Rows from a dataset of charts and code
━━━━━━━━━━━━━━━━━━━━

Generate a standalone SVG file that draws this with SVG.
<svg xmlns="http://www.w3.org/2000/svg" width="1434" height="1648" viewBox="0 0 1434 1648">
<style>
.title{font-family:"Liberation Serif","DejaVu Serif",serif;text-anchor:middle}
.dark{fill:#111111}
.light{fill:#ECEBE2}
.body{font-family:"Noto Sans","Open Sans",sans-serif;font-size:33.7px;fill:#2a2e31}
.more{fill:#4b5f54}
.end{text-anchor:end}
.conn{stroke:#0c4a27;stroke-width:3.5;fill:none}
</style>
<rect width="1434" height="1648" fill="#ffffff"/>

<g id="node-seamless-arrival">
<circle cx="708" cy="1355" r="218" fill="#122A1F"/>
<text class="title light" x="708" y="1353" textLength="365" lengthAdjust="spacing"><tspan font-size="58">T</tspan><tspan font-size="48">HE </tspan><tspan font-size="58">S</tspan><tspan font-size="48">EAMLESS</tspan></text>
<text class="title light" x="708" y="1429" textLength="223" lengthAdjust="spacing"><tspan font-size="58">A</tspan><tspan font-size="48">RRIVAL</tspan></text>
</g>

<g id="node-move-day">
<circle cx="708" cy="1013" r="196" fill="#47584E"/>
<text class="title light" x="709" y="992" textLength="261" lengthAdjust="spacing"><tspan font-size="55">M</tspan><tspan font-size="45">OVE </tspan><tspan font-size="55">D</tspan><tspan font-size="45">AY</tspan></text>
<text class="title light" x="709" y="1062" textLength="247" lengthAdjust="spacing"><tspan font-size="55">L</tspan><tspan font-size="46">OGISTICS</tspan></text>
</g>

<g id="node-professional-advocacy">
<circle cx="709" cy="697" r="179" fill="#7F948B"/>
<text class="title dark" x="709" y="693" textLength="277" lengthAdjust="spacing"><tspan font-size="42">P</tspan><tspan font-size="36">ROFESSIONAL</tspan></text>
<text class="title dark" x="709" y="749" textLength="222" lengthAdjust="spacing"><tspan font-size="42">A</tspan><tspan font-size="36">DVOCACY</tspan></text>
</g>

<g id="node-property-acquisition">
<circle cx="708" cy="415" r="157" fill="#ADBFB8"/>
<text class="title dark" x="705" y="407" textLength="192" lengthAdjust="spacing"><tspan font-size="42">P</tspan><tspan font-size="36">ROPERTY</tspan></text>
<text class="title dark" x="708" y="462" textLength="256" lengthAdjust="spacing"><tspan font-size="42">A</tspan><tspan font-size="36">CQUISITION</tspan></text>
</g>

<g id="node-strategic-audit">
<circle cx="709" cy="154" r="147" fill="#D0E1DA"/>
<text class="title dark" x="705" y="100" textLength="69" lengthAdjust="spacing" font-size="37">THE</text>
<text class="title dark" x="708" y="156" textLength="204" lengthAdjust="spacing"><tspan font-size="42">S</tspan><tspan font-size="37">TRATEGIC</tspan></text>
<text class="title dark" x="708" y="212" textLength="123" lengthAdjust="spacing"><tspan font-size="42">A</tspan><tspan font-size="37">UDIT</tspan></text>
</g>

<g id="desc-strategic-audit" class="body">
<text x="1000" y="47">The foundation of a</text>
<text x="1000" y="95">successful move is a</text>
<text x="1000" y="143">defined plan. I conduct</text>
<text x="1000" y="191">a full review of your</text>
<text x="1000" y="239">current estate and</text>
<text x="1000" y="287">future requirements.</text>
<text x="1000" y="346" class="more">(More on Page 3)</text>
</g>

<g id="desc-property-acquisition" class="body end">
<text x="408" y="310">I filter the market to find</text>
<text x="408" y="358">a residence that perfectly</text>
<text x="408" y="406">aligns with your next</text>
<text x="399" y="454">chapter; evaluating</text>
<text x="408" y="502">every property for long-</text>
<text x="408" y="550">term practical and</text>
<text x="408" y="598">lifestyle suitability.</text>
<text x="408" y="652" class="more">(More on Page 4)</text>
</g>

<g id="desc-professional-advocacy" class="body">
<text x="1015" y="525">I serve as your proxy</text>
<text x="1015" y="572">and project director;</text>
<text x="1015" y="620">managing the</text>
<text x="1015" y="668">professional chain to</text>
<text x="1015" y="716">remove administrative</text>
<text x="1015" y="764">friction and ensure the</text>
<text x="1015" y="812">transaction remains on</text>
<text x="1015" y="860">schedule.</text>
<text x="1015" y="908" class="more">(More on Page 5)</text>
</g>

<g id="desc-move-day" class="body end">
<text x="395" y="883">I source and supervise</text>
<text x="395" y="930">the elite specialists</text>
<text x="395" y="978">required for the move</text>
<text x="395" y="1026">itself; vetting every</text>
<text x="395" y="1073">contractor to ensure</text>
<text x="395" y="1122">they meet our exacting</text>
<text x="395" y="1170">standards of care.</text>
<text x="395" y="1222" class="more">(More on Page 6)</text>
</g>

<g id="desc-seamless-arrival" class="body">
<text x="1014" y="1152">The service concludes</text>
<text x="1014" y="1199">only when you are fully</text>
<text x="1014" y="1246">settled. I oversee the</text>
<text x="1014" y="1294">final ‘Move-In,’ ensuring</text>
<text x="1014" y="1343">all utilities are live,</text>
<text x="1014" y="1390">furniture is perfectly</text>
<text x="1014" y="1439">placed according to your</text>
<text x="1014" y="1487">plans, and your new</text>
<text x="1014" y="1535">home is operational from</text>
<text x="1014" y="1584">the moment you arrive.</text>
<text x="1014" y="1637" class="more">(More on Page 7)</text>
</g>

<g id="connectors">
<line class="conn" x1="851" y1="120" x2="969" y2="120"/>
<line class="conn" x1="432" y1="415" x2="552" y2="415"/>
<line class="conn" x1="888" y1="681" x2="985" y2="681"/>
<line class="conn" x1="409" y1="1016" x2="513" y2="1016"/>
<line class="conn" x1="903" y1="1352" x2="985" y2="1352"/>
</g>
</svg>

━━━━━━━━━━━━━━━━━━━━

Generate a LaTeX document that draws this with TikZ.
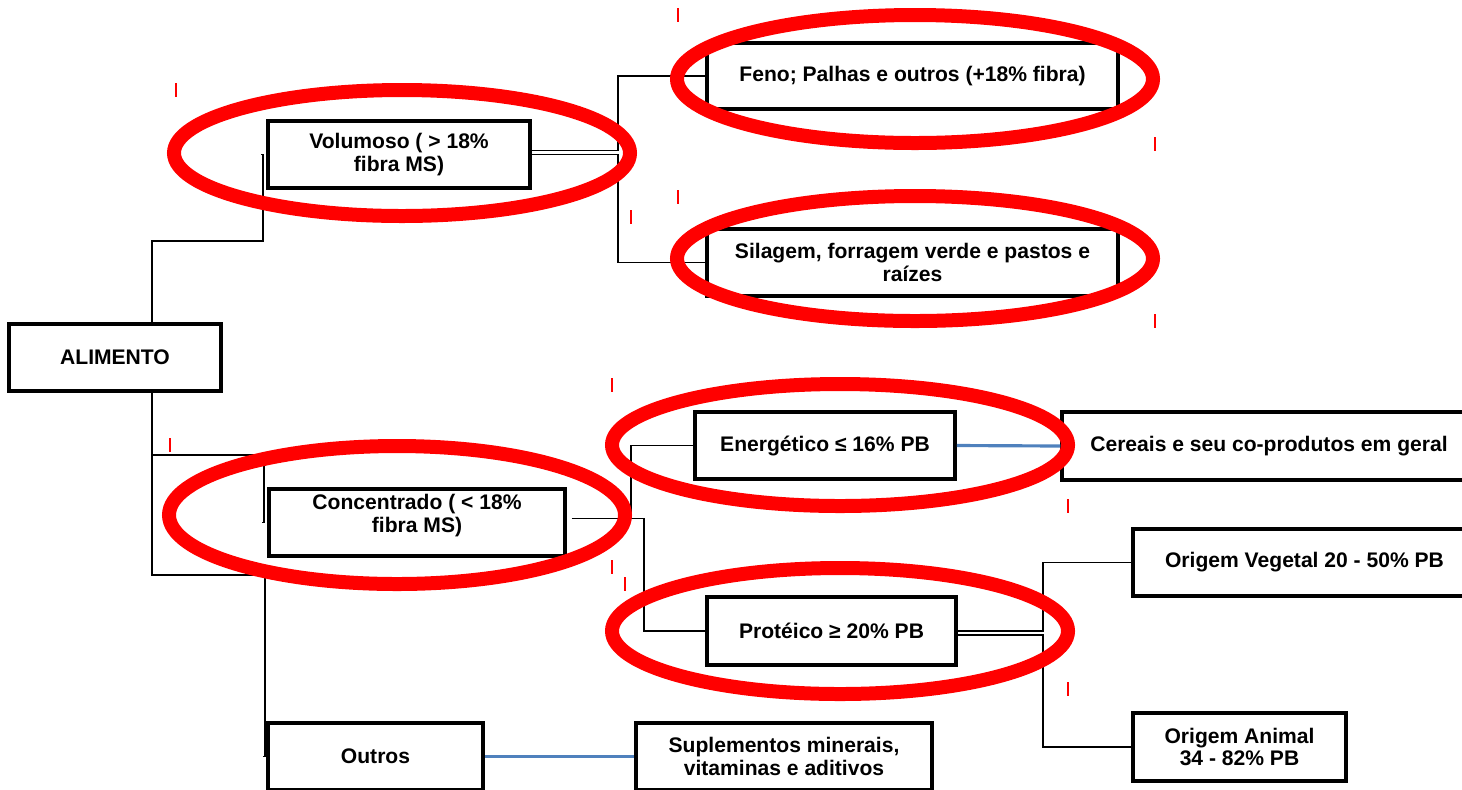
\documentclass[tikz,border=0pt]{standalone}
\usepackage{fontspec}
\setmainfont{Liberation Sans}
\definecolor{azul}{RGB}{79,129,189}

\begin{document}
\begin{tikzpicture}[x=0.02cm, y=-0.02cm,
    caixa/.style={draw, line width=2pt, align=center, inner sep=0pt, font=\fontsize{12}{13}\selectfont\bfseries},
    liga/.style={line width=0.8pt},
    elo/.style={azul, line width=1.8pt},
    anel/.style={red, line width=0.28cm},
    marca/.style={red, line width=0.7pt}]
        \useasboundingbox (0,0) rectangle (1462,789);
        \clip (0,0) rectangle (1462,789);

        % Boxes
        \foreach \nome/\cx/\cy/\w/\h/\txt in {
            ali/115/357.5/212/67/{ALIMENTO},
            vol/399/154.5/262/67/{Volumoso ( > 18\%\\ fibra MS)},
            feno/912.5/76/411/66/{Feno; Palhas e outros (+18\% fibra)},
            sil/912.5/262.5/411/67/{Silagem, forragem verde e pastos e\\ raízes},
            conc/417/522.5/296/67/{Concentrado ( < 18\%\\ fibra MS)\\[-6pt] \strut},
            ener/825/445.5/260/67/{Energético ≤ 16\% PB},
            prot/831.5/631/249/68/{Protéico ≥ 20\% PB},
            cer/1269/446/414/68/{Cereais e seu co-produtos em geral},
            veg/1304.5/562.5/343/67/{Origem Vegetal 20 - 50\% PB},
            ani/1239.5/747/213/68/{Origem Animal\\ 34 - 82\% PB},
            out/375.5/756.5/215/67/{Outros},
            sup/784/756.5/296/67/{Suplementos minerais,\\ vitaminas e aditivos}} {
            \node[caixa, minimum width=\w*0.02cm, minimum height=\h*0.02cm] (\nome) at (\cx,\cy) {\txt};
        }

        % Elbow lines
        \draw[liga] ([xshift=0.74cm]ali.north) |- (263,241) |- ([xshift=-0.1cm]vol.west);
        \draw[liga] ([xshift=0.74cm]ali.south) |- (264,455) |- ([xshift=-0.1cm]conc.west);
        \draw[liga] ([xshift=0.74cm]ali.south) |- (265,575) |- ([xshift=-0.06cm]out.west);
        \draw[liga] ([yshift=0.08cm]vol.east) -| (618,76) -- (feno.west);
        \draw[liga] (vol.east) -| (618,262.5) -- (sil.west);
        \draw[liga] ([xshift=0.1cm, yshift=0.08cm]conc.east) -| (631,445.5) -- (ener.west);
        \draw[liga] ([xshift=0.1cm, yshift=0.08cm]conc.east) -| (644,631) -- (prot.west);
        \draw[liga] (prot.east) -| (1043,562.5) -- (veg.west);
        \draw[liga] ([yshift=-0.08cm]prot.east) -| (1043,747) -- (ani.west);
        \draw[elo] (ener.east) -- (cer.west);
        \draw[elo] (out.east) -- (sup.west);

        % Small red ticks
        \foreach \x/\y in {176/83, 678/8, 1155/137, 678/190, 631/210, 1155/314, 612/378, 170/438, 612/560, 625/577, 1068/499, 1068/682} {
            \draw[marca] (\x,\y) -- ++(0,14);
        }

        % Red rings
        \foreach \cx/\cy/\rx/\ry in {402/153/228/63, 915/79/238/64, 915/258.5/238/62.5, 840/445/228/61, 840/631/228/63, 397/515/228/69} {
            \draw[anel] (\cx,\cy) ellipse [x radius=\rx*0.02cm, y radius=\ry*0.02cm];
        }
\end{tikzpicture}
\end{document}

━━━━━━━━━━━━━━━━━━━━

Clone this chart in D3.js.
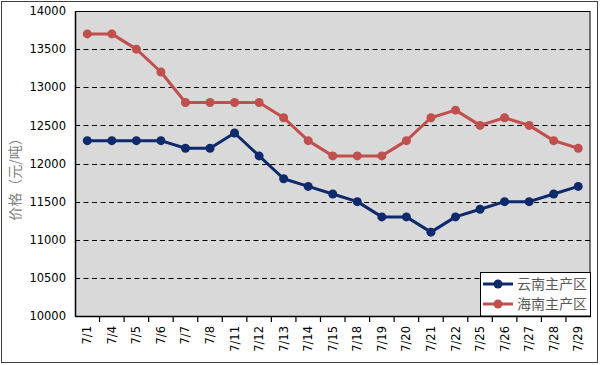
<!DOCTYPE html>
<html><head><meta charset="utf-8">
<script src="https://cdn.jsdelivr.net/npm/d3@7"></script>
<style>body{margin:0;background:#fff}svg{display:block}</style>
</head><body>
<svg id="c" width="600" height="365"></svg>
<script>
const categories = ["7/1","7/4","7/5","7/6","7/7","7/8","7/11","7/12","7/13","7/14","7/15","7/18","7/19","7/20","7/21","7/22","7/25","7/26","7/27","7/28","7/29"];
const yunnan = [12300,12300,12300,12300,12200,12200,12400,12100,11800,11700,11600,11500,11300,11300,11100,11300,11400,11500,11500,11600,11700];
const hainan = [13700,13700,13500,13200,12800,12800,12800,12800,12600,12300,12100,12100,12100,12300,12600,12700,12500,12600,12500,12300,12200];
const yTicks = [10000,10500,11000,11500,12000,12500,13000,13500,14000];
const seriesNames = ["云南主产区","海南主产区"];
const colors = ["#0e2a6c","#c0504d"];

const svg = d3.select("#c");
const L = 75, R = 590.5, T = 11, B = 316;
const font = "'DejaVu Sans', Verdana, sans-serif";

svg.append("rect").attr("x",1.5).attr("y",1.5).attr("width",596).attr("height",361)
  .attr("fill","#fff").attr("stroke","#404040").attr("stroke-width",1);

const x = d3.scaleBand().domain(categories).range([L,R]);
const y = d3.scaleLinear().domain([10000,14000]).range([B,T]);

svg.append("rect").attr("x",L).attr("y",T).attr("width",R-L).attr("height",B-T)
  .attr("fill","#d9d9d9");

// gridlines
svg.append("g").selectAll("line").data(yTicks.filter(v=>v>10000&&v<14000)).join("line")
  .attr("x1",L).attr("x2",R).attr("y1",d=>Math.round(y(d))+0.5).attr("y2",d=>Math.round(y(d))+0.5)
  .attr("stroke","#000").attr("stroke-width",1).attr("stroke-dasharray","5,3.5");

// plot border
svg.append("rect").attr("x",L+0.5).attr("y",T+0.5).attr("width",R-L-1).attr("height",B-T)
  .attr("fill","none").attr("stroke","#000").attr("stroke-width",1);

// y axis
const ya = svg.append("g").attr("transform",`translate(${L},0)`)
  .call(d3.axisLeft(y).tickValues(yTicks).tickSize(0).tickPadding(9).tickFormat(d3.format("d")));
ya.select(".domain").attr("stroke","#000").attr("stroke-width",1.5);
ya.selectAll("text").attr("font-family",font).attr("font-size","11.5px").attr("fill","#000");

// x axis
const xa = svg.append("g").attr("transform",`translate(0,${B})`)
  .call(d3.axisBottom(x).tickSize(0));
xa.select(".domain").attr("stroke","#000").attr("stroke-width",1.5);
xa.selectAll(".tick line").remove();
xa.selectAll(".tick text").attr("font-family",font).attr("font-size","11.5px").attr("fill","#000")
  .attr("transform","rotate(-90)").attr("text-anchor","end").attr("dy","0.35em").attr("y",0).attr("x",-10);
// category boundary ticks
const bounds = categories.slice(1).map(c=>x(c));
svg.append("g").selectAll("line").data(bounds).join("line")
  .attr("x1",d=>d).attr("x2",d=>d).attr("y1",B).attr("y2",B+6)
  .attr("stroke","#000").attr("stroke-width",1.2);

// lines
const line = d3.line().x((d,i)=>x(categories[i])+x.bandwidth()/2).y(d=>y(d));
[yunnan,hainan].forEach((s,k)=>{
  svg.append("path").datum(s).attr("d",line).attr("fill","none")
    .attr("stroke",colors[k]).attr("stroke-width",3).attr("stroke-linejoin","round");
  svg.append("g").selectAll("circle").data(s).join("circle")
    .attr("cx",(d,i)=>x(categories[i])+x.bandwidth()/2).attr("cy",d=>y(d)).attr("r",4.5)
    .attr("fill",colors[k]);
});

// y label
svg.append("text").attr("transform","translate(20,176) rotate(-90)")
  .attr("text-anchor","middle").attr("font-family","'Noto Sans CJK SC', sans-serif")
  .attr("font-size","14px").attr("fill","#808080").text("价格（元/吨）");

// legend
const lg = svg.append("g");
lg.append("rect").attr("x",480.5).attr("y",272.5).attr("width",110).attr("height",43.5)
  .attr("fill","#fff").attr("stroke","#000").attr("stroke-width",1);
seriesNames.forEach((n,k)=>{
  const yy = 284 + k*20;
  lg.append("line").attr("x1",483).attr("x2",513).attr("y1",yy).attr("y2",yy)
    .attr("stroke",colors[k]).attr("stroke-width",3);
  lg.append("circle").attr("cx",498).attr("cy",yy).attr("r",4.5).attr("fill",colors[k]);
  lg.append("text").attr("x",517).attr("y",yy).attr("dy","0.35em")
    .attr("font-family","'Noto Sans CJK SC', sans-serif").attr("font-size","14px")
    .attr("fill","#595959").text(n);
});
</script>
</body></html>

━━━━━━━━━━━━━━━━━━━━

**Description of the task**. Your answer should be a single number: the count of lines in the listing that contain the word "this".

**Response**. 3